▶ Raw data
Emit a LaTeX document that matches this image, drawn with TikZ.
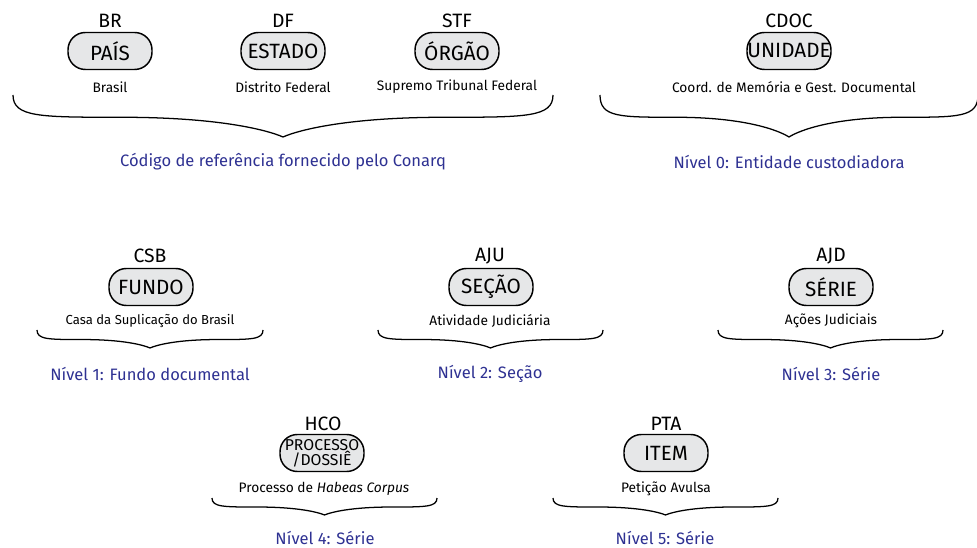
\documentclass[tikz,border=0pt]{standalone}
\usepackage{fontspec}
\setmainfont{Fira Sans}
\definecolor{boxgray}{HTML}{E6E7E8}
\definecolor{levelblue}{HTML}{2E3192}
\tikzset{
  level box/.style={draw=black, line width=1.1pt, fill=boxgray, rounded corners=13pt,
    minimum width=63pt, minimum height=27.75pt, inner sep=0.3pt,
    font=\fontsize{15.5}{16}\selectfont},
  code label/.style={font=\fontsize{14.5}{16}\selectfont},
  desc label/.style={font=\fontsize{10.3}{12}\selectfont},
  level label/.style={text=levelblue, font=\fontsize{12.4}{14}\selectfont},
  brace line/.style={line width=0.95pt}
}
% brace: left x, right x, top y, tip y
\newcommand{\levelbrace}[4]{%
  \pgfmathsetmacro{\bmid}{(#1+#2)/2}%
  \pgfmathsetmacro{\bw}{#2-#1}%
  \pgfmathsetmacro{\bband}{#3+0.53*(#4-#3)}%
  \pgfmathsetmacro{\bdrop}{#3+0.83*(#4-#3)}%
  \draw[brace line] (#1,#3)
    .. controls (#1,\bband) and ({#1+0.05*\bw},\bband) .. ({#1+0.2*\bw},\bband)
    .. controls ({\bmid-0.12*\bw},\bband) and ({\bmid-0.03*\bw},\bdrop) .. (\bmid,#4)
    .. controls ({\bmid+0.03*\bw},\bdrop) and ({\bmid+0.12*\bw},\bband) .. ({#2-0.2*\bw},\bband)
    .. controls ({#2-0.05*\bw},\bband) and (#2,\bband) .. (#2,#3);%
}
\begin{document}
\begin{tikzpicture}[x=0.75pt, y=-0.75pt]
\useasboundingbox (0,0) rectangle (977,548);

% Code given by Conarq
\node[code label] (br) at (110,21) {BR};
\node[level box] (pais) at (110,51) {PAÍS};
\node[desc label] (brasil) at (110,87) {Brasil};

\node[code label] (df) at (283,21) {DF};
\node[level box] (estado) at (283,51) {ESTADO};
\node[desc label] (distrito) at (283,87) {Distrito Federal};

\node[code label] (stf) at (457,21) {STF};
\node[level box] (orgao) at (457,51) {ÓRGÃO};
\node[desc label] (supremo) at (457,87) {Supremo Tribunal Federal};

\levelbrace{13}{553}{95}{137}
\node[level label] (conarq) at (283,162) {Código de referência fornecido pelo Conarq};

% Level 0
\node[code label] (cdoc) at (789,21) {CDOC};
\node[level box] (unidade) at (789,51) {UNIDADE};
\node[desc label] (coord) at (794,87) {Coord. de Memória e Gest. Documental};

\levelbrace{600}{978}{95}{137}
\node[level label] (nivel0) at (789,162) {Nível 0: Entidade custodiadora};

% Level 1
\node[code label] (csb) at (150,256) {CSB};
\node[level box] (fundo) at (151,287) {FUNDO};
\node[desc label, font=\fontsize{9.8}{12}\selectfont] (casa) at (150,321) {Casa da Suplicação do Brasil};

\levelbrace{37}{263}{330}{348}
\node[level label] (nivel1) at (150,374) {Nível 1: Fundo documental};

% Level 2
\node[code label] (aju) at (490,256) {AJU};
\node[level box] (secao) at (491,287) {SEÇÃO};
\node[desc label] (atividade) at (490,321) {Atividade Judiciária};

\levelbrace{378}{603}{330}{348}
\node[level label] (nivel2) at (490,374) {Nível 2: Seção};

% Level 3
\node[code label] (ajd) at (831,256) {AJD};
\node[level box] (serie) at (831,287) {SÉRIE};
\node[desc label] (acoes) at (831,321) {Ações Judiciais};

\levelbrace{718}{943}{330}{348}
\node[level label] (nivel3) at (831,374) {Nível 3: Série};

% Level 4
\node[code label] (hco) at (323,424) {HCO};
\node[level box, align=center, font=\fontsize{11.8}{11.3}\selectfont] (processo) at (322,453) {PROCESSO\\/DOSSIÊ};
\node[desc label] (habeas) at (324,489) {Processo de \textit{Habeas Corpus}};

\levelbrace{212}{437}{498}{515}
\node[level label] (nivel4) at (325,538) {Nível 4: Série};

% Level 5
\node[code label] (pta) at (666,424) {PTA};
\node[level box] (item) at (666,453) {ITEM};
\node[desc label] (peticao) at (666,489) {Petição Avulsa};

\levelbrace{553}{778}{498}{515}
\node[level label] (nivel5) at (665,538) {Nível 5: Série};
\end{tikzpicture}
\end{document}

▶ What to do
Every line above should be repeated exactly; pictures stay out of the copy.

▶ Result of this exercise
Emit a LaTeX document that matches this image, drawn with TikZ.
\documentclass[tikz,border=0pt]{standalone}
\usepackage{fontspec}
\setmainfont{Fira Sans}
\definecolor{boxgray}{HTML}{E6E7E8}
\definecolor{levelblue}{HTML}{2E3192}
\tikzset{
  level box/.style={draw=black, line width=1.1pt, fill=boxgray, rounded corners=13pt,
    minimum width=63pt, minimum height=27.75pt, inner sep=0.3pt,
    font=\fontsize{15.5}{16}\selectfont},
  code label/.style={font=\fontsize{14.5}{16}\selectfont},
  desc label/.style={font=\fontsize{10.3}{12}\selectfont},
  level label/.style={text=levelblue, font=\fontsize{12.4}{14}\selectfont},
  brace line/.style={line width=0.95pt}
}
% brace: left x, right x, top y, tip y
\newcommand{\levelbrace}[4]{%
  \pgfmathsetmacro{\bmid}{(#1+#2)/2}%
  \pgfmathsetmacro{\bw}{#2-#1}%
  \pgfmathsetmacro{\bband}{#3+0.53*(#4-#3)}%
  \pgfmathsetmacro{\bdrop}{#3+0.83*(#4-#3)}%
  \draw[brace line] (#1,#3)
    .. controls (#1,\bband) and ({#1+0.05*\bw},\bband) .. ({#1+0.2*\bw},\bband)
    .. controls ({\bmid-0.12*\bw},\bband) and ({\bmid-0.03*\bw},\bdrop) .. (\bmid,#4)
    .. controls ({\bmid+0.03*\bw},\bdrop) and ({\bmid+0.12*\bw},\bband) .. ({#2-0.2*\bw},\bband)
    .. controls ({#2-0.05*\bw},\bband) and (#2,\bband) .. (#2,#3);%
}
\begin{document}
\begin{tikzpicture}[x=0.75pt, y=-0.75pt]
\useasboundingbox (0,0) rectangle (977,548);

% Code given by Conarq
\node[code label] (br) at (110,21) {BR};
\node[level box] (pais) at (110,51) {PAÍS};
\node[desc label] (brasil) at (110,87) {Brasil};

\node[code label] (df) at (283,21) {DF};
\node[level box] (estado) at (283,51) {ESTADO};
\node[desc label] (distrito) at (283,87) {Distrito Federal};

\node[code label] (stf) at (457,21) {STF};
\node[level box] (orgao) at (457,51) {ÓRGÃO};
\node[desc label] (supremo) at (457,87) {Supremo Tribunal Federal};

\levelbrace{13}{553}{95}{137}
\node[level label] (conarq) at (283,162) {Código de referência fornecido pelo Conarq};

% Level 0
\node[code label] (cdoc) at (789,21) {CDOC};
\node[level box] (unidade) at (789,51) {UNIDADE};
\node[desc label] (coord) at (794,87) {Coord. de Memória e Gest. Documental};

\levelbrace{600}{978}{95}{137}
\node[level label] (nivel0) at (789,162) {Nível 0: Entidade custodiadora};

% Level 1
\node[code label] (csb) at (150,256) {CSB};
\node[level box] (fundo) at (151,287) {FUNDO};
\node[desc label, font=\fontsize{9.8}{12}\selectfont] (casa) at (150,321) {Casa da Suplicação do Brasil};

\levelbrace{37}{263}{330}{348}
\node[level label] (nivel1) at (150,374) {Nível 1: Fundo documental};

% Level 2
\node[code label] (aju) at (490,256) {AJU};
\node[level box] (secao) at (491,287) {SEÇÃO};
\node[desc label] (atividade) at (490,321) {Atividade Judiciária};

\levelbrace{378}{603}{330}{348}
\node[level label] (nivel2) at (490,374) {Nível 2: Seção};

% Level 3
\node[code label] (ajd) at (831,256) {AJD};
\node[level box] (serie) at (831,287) {SÉRIE};
\node[desc label] (acoes) at (831,321) {Ações Judiciais};

\levelbrace{718}{943}{330}{348}
\node[level label] (nivel3) at (831,374) {Nível 3: Série};

% Level 4
\node[code label] (hco) at (323,424) {HCO};
\node[level box, align=center, font=\fontsize{11.8}{11.3}\selectfont] (processo) at (322,453) {PROCESSO\\/DOSSIÊ};
\node[desc label] (habeas) at (324,489) {Processo de \textit{Habeas Corpus}};

\levelbrace{212}{437}{498}{515}
\node[level label] (nivel4) at (325,538) {Nível 4: Série};

% Level 5
\node[code label] (pta) at (666,424) {PTA};
\node[level box] (item) at (666,453) {ITEM};
\node[desc label] (peticao) at (666,489) {Petição Avulsa};

\levelbrace{553}{778}{498}{515}
\node[level label] (nivel5) at (665,538) {Nível 5: Série};
\end{tikzpicture}
\end{document}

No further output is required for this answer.